• What is required: Extract exactly the lines from the top of the records through the line containing "0.0870, 0.0920, 0.0940]", and keep pictures out of the copy.

[Entries with chart source code]
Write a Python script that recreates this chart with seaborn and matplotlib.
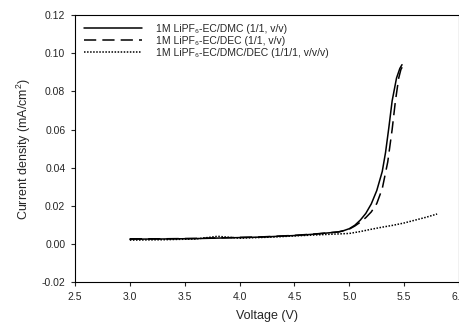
import numpy as np
import pandas as pd
import matplotlib
matplotlib.use('Agg')
import matplotlib.pyplot as plt
import seaborn as sns

# Linear sweep voltammetry
dmc_voltage = [3.0, 3.3, 3.6, 3.9, 4.2, 4.5, 4.7, 4.9, 4.95, 5.0, 5.05, 5.1, 5.15, 5.2, 5.25, 5.3, 5.33, 5.36, 5.39, 5.43, 5.46, 5.48]
dmc_current = [0.0025, 0.0026, 0.0028, 0.0032, 0.0036, 0.0044, 0.0052, 0.0063, 0.0070, 0.0080, 0.0098, 0.0125, 0.0160, 0.0210, 0.0280, 0.0380, 0.0480, 0.0610, 0.0750, 0.0870, 0.0920, 0.0940]

dec_voltage = [3.0, 3.3, 3.6, 3.9, 4.2, 4.5, 4.7, 4.9, 4.95, 5.0, 5.05, 5.1, 5.15, 5.2, 5.25, 5.3, 5.35, 5.39, 5.42, 5.45, 5.47, 5.49]
dec_current = [0.0027, 0.0027, 0.0029, 0.0033, 0.0037, 0.0045, 0.0053, 0.0063, 0.0069, 0.0078, 0.0094, 0.0114, 0.0138, 0.0168, 0.0212, 0.0290, 0.0430, 0.0600, 0.0750, 0.0870, 0.0915, 0.0935]

mix_voltage = [3.0, 3.3, 3.6, 3.8, 4.0, 4.3, 4.5, 4.8, 5.0, 5.1, 5.2, 5.3, 5.4, 5.5, 5.6, 5.7, 5.8]
mix_current = [0.0020, 0.0022, 0.0026, 0.0040, 0.0030, 0.0036, 0.0042, 0.0050, 0.0055, 0.0065, 0.0077, 0.0088, 0.0098, 0.0110, 0.0125, 0.0140, 0.0157]

labels = [
    '1M LiPF₆-EC/DMC (1/1, v/v)',
    '1M LiPF₆-EC/DEC (1/1, v/v)',
    '1M LiPF₆-EC/DMC/DEC (1/1/1, v/v/v)',
]

x_ticks = [2.5, 3.0, 3.5, 4.0, 4.5, 5.0, 5.5, 6.0]
y_ticks = [-0.02, 0.00, 0.02, 0.04, 0.06, 0.08, 0.10, 0.12]

################################################################################

sns.set_style('ticks')
plt.rcParams['font.family'] = ['Liberation Sans', 'DejaVu Sans']
plt.rcParams['mathtext.fontset'] = 'custom'
plt.rcParams['mathtext.rm'] = 'Liberation Sans'
plt.rcParams['mathtext.it'] = 'Liberation Sans:italic'

frames = []
for label, v, c in zip(labels, [dmc_voltage, dec_voltage, mix_voltage],
                       [dmc_current, dec_current, mix_current]):
    frames.append(pd.DataFrame({'voltage': v, 'current': c, 'electrolyte': label}))
df = pd.concat(frames, ignore_index = True)

fig = plt.figure(figsize = (4.6, 3.28), dpi = 100)
ax = fig.add_axes([0.163, 0.140, 0.835, 0.814])

sns.lineplot(
    data = df,
    x = 'voltage',
    y = 'current',
    hue = 'electrolyte',
    style = 'electrolyte',
    palette = ['black'] * 3,
    dashes = {labels[0]: '', labels[1]: (8, 4), labels[2]: (1, 1)},
    estimator = None,
    sort = False,
    linewidth = 1.1,
    ax = ax
)

ax.set_xlim(2.5, 6.0)
ax.set_ylim(-0.02, 0.12)
ax.set_xticks(x_ticks)
ax.set_xticklabels([f'{t:.1f}' for t in x_ticks])
ax.set_yticks(y_ticks)
ax.set_yticklabels([f'{t:.2f}' for t in y_ticks])
ax.tick_params(direction = 'out', length = 3, width = 0.8, labelsize = 7.5, pad = 4)

for spine in ax.spines.values():
    spine.set_visible(True)
    spine.set_linewidth(0.8)
    spine.set_color('black')

ax.set_xlabel('Voltage (V)', fontsize = 9, labelpad = 6)
ax.set_ylabel('Current density (mA/cm$^2$)', fontsize = 9, labelpad = 6)

leg = ax.legend(
    loc = 'upper left',
    frameon = False,
    fontsize = 7.5,
    handlelength = 5.6,
    handletextpad = 1.35,
    labelspacing = 0.2,
    borderaxespad = 0.45,
)

fig.savefig('out.png', dpi = 100)
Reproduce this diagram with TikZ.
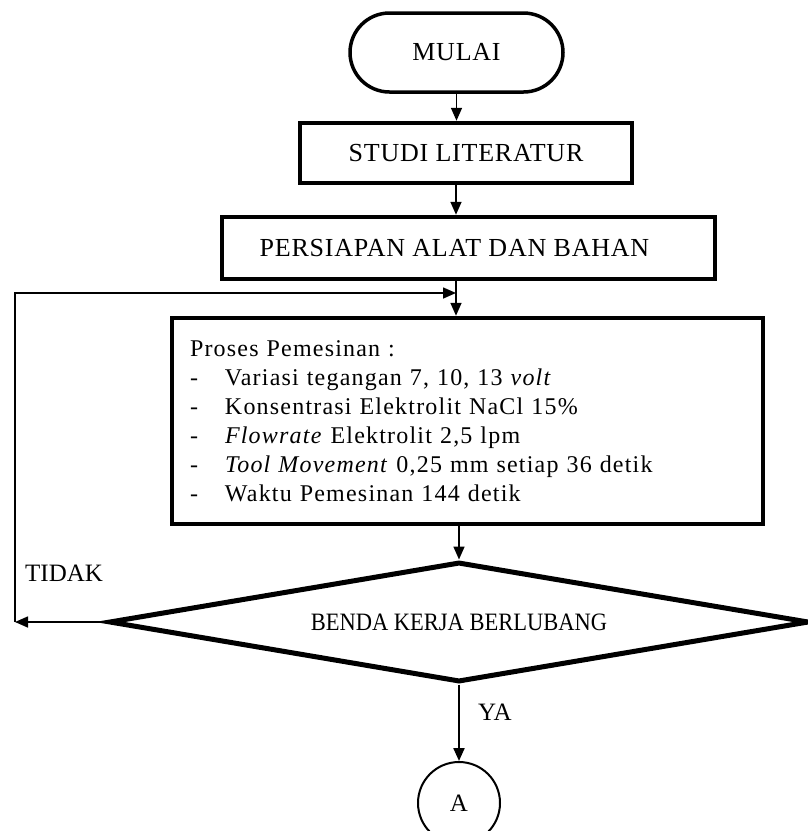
\documentclass[tikz,border=0pt]{standalone}
\usepackage{fontspec}
\usepackage{graphicx}
\setmainfont{Liberation Serif}
\newfontfamily\spacedfont[LetterSpace=5]{Liberation Serif}
\newfontfamily\labelfont[LetterSpace=3]{Liberation Serif}
\usetikzlibrary{shapes.geometric,shapes.misc,arrows.meta}
\begin{document}
\begin{tikzpicture}[x=1pt,y=-1pt,
  box/.style={draw,line width=4.5pt,inner sep=0pt,font=\labelfont\fontsize{26}{31}\selectfont},
  term/.style={draw,rounded rectangle,line width=3.5pt,inner sep=0pt,minimum width=213pt,minimum height=79pt,font=\labelfont\fontsize{26}{31}\selectfont},
  dec/.style={draw,diamond,line width=5pt,aspect=5.83,inner sep=0pt,minimum width=700pt,minimum height=120pt,font=\fontsize{25}{30}\selectfont},
  conn/.style={draw,circle,line width=2pt,minimum size=82pt,inner sep=0pt,font=\fontsize{25}{30}\selectfont},
  arr/.style={line width=1.6pt,-{Triangle[width=11pt,length=13pt]}},
  lbl/.style={font=\fontsize{25}{30}\selectfont,inner sep=0pt}]
\path[fill=white,use as bounding box] (0,0) rectangle (808,831);
\node[term] (mulai) at (456.5,52.5) {MULAI};
\node[box,minimum width=332pt,minimum height=60pt] (studi) at (466,153) {STUDI LITERATUR};
\node[box,minimum width=493pt,minimum height=62pt] (alat) at (468.5,248) {\hspace*{-28pt}PERSIAPAN ALAT DAN BAHAN};
\node[box,minimum width=591pt,minimum height=206pt,text width=555pt,align=left,font=\spacedfont\fontsize{24}{29}\selectfont] (proses) at (467.5,421)
  {Proses Pemesinan :\\
   \makebox[35pt][l]{-}Variasi tegangan 7, 10, 13 \textit{volt}\\
   \makebox[35pt][l]{-}Konsentrasi Elektrolit NaCl 15\%\\
   \makebox[35pt][l]{-}\textit{Flowrate} Elektrolit 2,5 lpm\\
   \makebox[35pt][l]{-}\textit{Tool Movement} 0,25 mm setiap 36 detik\\
   \makebox[35pt][l]{-}Waktu Pemesinan 144 detik};
\node[dec] (dia) at (459,622) {\scalebox{0.9}[1]{BENDA KERJA BERLUBANG}};
\node[conn] (a) at (459,803) {A};
\node[lbl,anchor=west] (tidak) at (25,573) {TIDAK};
\node[lbl,anchor=west] (ya) at (478,712) {YA};
\coordinate (ax) at (456,0);
\coordinate (fb) at (15,293);
\draw[arr] (mulai.south) -- (mulai.south |- studi.north);
\draw[arr] (studi.south -| ax) -- (alat.north -| ax);
\draw[arr] (alat.south -| ax) -- (proses.north -| ax);
\draw[arr] (proses.south -| dia.north) -- (dia.north);
\draw[arr] (dia.west) -- (dia.west -| fb);
\draw[arr] (dia.west -| fb) -- (fb) -- (fb -| ax);
\draw[arr,line width=2.2pt] (dia.south) -- (a.north);
\end{tikzpicture}
\end{document}
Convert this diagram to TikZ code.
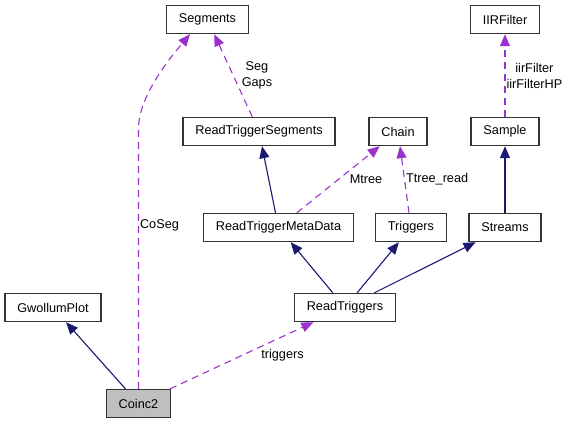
\documentclass[tikz,border=0pt]{standalone}
\usepackage{fontspec}
\setmainfont{Liberation Sans}
\usepackage{xcolor}
\usetikzlibrary{arrows.meta}
\definecolor{edgenavy}{HTML}{191970}
\definecolor{edgeorchid}{HTML}{9A32CD}
\tikzstyle{class} = [rectangle, minimum height=28pt, inner xsep=12.5pt, text centered, draw=black!80, line width=1.4pt, fill=white]
\tikzstyle{current} = [class, fill=black!25]
\tikzstyle{inherit} = [draw=edgenavy, line width=1.1pt, -{Triangle[length=12pt,width=10pt]}]
\tikzstyle{member} = [draw=edgeorchid, line width=1.1pt, dash pattern=on 7pt off 5pt, -{Triangle[length=12pt,width=10pt]}]
\tikzstyle{tag} = [inner sep=1pt, text=black]

\begin{document}
\begin{tikzpicture}[x=1pt, y=1pt, node distance=96pt, font=\fontsize{12.7}{16}\selectfont]
    \useasboundingbox (0,0) rectangle (569,-424);
    \node (Segments) [class] at (207.5,-19.5) {Segments};
    \node (ReadTriggerSegments) [class, below of=Segments, xshift=51.5pt, yshift=-16pt] {ReadTriggerSegments};
    \node (ReadTriggerMetaData) [class, below of=ReadTriggerSegments, xshift=19.5pt] {ReadTriggerMetaData};
    \node (ReadTriggers) [class, below of=ReadTriggerMetaData, xshift=66.5pt, yshift=16pt] {ReadTriggers};
    \node (Coinc2) [current, below of=ReadTriggers, xshift=-206.5pt] {Coinc2};
    \node (GwollumPlot) [class, above of=Coinc2, xshift=-85.5pt] {GwollumPlot};
    \node (Chain) [class, right of=ReadTriggerSegments, xshift=43pt] {Chain};
    \node (Triggers) [class, below of=Chain, xshift=13pt] {Triggers};
    \node (Sample) [class, right of=Chain, xshift=11pt] {Sample};
    \node (Streams) [class, below of=Sample] {Streams};
    \node (IIRFilter) [class, above of=Sample, yshift=16pt] {IIRFilter};
    \draw [inherit] (Coinc2) -- (GwollumPlot);
    \draw [member] (Coinc2) -- node [tag, right, xshift=18pt] {triggers} (ReadTriggers);
    \draw [member] (Coinc2.north) -- ++(0,260) node [tag, pos=0.63, right] {CoSeg} .. controls +(0,35) and +(-15,-18) .. ([xshift=-17.5pt]Segments.south);
    \draw [member] (ReadTriggerSegments) -- node [tag, right, xshift=7pt, align=center] {Seg\\Gaps} (Segments);
    \draw [inherit] (ReadTriggerMetaData) -- (ReadTriggerSegments);
    \draw [member] (ReadTriggerMetaData) -- node [tag, right, xshift=10pt] {Mtree} (Chain);
    \draw [member] (Triggers) -- node [tag, right] {Ttree\_read} (Chain);
    \draw [inherit] (ReadTriggers) -- (ReadTriggerMetaData);
    \draw [inherit] (ReadTriggers) -- (Triggers);
    \draw [inherit] (ReadTriggers) -- (Streams);
    \draw [inherit] (Streams) -- (Sample);
    \draw [member] (Sample) -- node [tag, right, align=center] {iirFilter\\iirFilterHP} (IIRFilter);
\end{tikzpicture}
\end{document}
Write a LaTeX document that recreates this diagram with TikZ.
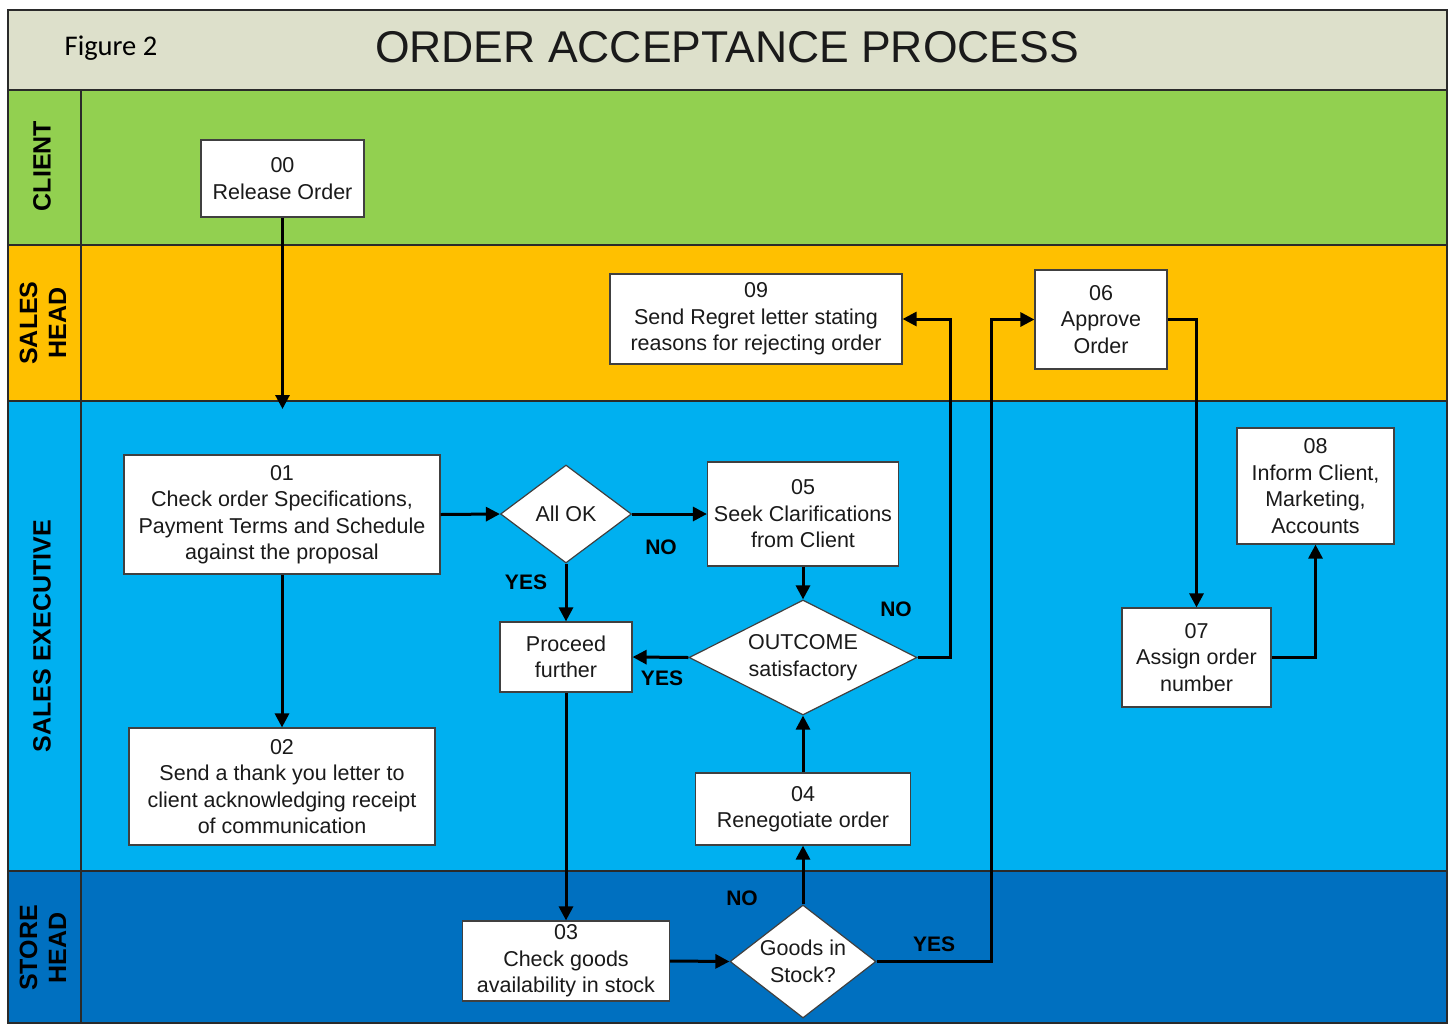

• In response:
Write a Python script that recreates this chart with seaborn and matplotlib.
import numpy as np
import pandas as pd
import matplotlib
matplotlib.use('Agg')
import matplotlib.pyplot as plt
import seaborn as sns

# Linear sweep voltammetry
dmc_voltage = [3.0, 3.3, 3.6, 3.9, 4.2, 4.5, 4.7, 4.9, 4.95, 5.0, 5.05, 5.1, 5.15, 5.2, 5.25, 5.3, 5.33, 5.36, 5.39, 5.43, 5.46, 5.48]
dmc_current = [0.0025, 0.0026, 0.0028, 0.0032, 0.0036, 0.0044, 0.0052, 0.0063, 0.0070, 0.0080, 0.0098, 0.0125, 0.0160, 0.0210, 0.0280, 0.0380, 0.0480, 0.0610, 0.0750, 0.0870, 0.0920, 0.0940]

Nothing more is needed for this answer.